Expect bigger and better displays of physical and mental prowess from the strongest fighters in Manila
Arte Suave Manila is once again rolling out the mats for the Philippine jiu-jitsu community on Oct. 19 and 20 in Commercenter, Alabang. The competition and expo will bring together fighters, coaches, and martial arts enthusiasts from all over the country for two days of exciting jiu-jitsu.
“After four amazing events, which of course is due to the support we received from the local jiu-jitsu and mixed martial arts communities, we’re excited to once again have Arte Suave Manila at Commercenter,” says Leslie Tagle-Dinglasan, AVP for marketing of Commercenter Alabang. “We’re proud to be the home and presenter of an event that contributes to the growth of the martial art and sport in the Philippines.”
Now on its fifth installment, Arte Suave Manila enters its milestone year with over 280 registered competitors, a huge leap from its previous record of 205 participants.
The event also has two new additions to its activity line-up, first of which is the Arte Suave Grand Prix. Unlike the single-elimination format of regular competition, the six light to middleweight purple belt jiu-jiteiros invited to compete must work their way up from the preliminaries (round robin) to the eliminations (quarters and semis) to secure a spot in the finals.
Arte Suave Manila is also opening this year’s event to next-generation jiu-jiteiros with juvenile matches.
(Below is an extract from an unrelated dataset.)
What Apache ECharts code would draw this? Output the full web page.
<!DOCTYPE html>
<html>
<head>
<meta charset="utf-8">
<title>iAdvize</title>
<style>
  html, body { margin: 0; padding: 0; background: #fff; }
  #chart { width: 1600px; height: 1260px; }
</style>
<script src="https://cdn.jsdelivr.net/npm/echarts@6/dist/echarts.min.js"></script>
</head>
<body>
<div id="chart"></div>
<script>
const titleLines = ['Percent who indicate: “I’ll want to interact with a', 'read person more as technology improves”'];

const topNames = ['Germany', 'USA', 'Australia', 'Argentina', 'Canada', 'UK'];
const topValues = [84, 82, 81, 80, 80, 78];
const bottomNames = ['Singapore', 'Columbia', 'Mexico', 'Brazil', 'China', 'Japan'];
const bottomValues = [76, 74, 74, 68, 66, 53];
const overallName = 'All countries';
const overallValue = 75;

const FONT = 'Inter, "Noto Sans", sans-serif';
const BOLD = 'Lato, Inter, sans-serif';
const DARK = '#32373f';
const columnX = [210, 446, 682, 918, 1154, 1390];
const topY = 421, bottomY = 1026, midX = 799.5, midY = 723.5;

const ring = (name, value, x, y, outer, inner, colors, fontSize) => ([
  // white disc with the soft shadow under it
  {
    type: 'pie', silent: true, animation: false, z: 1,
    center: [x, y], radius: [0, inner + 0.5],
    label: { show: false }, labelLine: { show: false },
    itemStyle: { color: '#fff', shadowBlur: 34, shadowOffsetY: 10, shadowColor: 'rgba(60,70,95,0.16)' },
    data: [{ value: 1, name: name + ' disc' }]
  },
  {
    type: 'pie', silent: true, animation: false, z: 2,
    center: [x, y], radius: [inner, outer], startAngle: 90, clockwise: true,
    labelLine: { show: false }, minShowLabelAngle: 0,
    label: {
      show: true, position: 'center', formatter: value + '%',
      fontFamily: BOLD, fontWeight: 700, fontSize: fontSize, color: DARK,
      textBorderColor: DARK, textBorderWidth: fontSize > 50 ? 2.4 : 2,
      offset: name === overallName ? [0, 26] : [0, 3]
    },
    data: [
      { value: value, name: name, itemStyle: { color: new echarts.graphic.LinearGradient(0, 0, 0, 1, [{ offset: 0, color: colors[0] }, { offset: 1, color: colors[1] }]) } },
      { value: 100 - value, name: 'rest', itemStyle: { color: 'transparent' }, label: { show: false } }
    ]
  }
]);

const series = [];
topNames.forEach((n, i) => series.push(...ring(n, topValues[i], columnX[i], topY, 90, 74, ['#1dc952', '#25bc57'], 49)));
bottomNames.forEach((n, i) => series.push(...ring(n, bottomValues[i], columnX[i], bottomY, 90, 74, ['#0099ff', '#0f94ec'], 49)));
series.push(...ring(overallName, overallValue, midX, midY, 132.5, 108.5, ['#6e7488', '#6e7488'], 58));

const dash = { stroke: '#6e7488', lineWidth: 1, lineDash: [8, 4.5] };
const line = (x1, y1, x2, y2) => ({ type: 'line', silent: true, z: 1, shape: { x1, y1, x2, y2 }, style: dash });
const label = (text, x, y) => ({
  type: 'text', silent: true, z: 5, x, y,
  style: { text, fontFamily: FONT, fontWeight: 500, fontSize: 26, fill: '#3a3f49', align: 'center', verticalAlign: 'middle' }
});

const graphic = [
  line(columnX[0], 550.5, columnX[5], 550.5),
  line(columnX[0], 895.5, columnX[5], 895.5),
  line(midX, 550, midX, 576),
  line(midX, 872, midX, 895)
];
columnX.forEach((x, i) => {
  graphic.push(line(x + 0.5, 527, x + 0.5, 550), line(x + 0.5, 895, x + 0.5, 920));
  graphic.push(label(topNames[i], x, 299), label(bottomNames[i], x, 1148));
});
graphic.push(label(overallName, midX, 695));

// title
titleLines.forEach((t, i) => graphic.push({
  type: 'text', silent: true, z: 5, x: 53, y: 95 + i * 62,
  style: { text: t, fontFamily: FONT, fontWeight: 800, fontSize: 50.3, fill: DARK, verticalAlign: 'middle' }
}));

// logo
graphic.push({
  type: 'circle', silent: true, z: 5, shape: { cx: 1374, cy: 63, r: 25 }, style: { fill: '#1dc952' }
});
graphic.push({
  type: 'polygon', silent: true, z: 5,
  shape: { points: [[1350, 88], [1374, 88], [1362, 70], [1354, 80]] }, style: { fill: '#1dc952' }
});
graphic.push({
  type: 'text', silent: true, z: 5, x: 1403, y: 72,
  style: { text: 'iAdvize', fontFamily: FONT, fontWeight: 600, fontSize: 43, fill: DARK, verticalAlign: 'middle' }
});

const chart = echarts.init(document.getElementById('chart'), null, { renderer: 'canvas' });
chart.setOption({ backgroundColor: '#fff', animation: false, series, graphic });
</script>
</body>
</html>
Happening on the second day, the mixed-gender gi competitions will have four age divisions: 6 to 8, 9 to 11, 12 to 14, and 15 to 17.
“Local jiu-jitsu just keeps getting better and better every year, and Arte Suave Grand Prix is our way to let the athletes battle-test their technique along with their physical and mental condition,” says Brazilian jiu-jitsu black belter and president of event producer Triumvirate Fighting Franco Rulloda.
The highly-popular Arte Suave Superfights, the 10-minute submissions-only exhibition matches, will be retained for no-gi and will happen on the second day of the event. Jiu-jitsu and MMA apparel and gear brands will also feature in the expo, with a mix of mainstays and new players.
“In local jiu-jitsu, fighters usually end up becoming friends with the people they face off with in competitions,” says Rulloda. “Iron sharpens iron, so at the end of the day, you inevitably helped each other get better in that five or six minutes of grappling.”
“The only way for Filipino jiu-jiteiros to continue to rise on the world stage is by helping one another right at home,” he adds. “We are all united by the gentle art.”